Eğitim, turizm talebi araştırmacılarının dikkate aldığı değişkenlerden biri olarak dikkat çekmektedir. Eğitimin en önemli özelliği, insan sermayesine önemli derecede katkı sağlamasıdır. Araştırmalar göstermektedir ki, kendi eğitimini geliştiren bireyler, daha fazla seyahat eğiliminde olabilmektedir. Örneğin, üniversite eğitimi almış bireyler, lise eğitimi almış bireylere oranla daha farklı zevk ve alışkanlıklara sahip olabilmektedir. Böylesi bireylerin de seyahat eğilimleri daha yüksek olabilmektedir (Goeldner ve Ritchie, 2009: 312).

Yapılan araştırmalar, eğitim ile turizme katılma oranı arasında pozitif yönde bir ilişki olduğunu göstermektedir (Eugenio-Martin, Martín Morales, ve Scarpa, 2004). Buna göre araştırmalar, eğitim düzeyi yüksek olan bireylerin daha iyi bir mesleğe sahip olduğunu ve dolayısıyla daha yüksek bir gelir elde ettiğini ortaya koymaktadır. Bu sonuçlardan yola çıkarak eğitim düzeyi yüksek olan bireylerin, turizm faaliyetine katılma oranı daha yüksek olabilmektedir. Ayrıca eğitim düzeyi yüksek olan bireylerin, daha çok araştırma yapmaları ve seyahat edilecek yerler hakkında daha fazla bilgi edinmeleri de turizm talebinde farklılık gösterebilmektedir.

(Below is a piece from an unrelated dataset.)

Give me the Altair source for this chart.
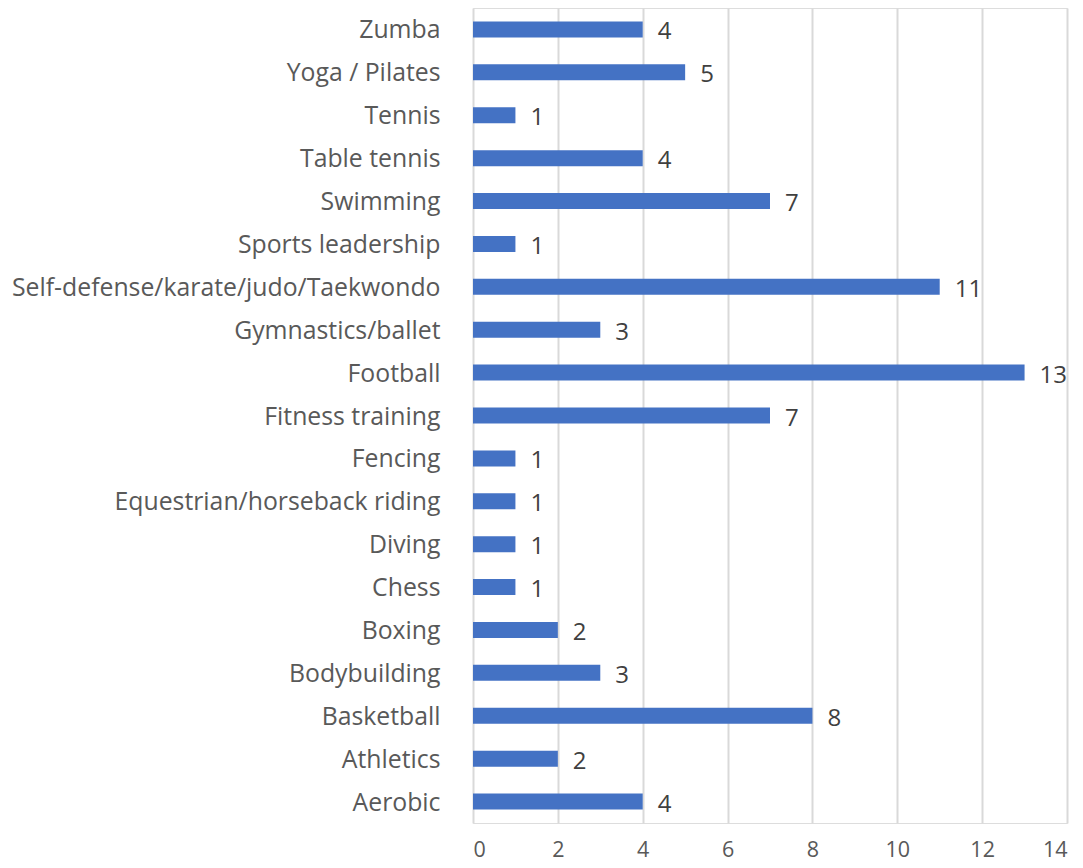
import altair as alt
import pandas as pd

categories = ["Zumba", "Yoga / Pilates", "Tennis", "Table tennis", "Swimming",
              "Sports leadership", "Self-defense/karate/judo/Taekwondo",
              "Gymnastics/ballet", "Football", "Fitness training", "Fencing",
              "Equestrian/horseback riding", "Diving", "Chess", "Boxing",
              "Bodybuilding", "Basketball", "Athletics", "Aerobic"]
values = [4, 5, 1, 4, 7, 1, 11, 3, 13, 7, 1, 1, 1, 1, 2, 3, 8, 2, 4]

df = pd.DataFrame({"activity": categories, "count": values})

FONT = "Open Sans"
GRAY = "#595959"

y = alt.Y("activity:N", sort=categories, title=None,
          scale=alt.Scale(paddingInner=0.62, paddingOuter=0.31),
          axis=alt.Axis(ticks=False, domain=False, labelFont=FONT, labelFontSize=24.8,
                        labelColor=GRAY, labelPadding=33, labelLimit=500,
                        labelOffset=2))
x = alt.X("count:Q", title=None,
          scale=alt.Scale(domain=[0, 14], nice=False),
          axis=alt.Axis(values=[0, 2, 4, 6, 8, 10, 12, 14], ticks=False, domain=False,
                        grid=True, gridColor="#d9d9d9", gridWidth=2,
                        labelFont=FONT, labelFontSize=21.5, labelColor=GRAY,
                        labelPadding=16))

bars = alt.Chart(df).mark_bar(color="#4472C4", size=16).encode(x=x, y=y)
text = alt.Chart(df).mark_text(align="left", baseline="middle", dx=15, dy=3,
                               font=FONT, fontSize=24, color="#404040").encode(
    x="count:Q", y=alt.Y("activity:N", sort=categories), text="count:Q")

chart = (bars + text).properties(
    width=594, height=815,
    autosize=alt.AutoSizeParams(type="none"),
    padding={"left": 465, "top": 0, "right": 8, "bottom": 45},
).configure_view(stroke=None).configure(background="white")

chart.save("out.html", embed_options={"renderer": "svg", "actions": False})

Eğitim, yerel halkın turizm faaliyetlerine potansiyel istihdam olarak katılması için de önem arz etmektedir. Turizmde çalışan bir personelin iletişim (yabancı dil), yemek, ağırlama, ulaşım ve yönetim becerilere sahip olması bir gereklilik olarak görülebilmektedir. Optimal bir turizm gelişimi, nüfusun mevcut bilgi düzeyini ve potansiyel gelişim hızını dikkate alabilir. Bu durum, zaman içinde en uygun turizm gelişim planını tasarlamak için önemlidir (Eugenio-Martin vd., 2004).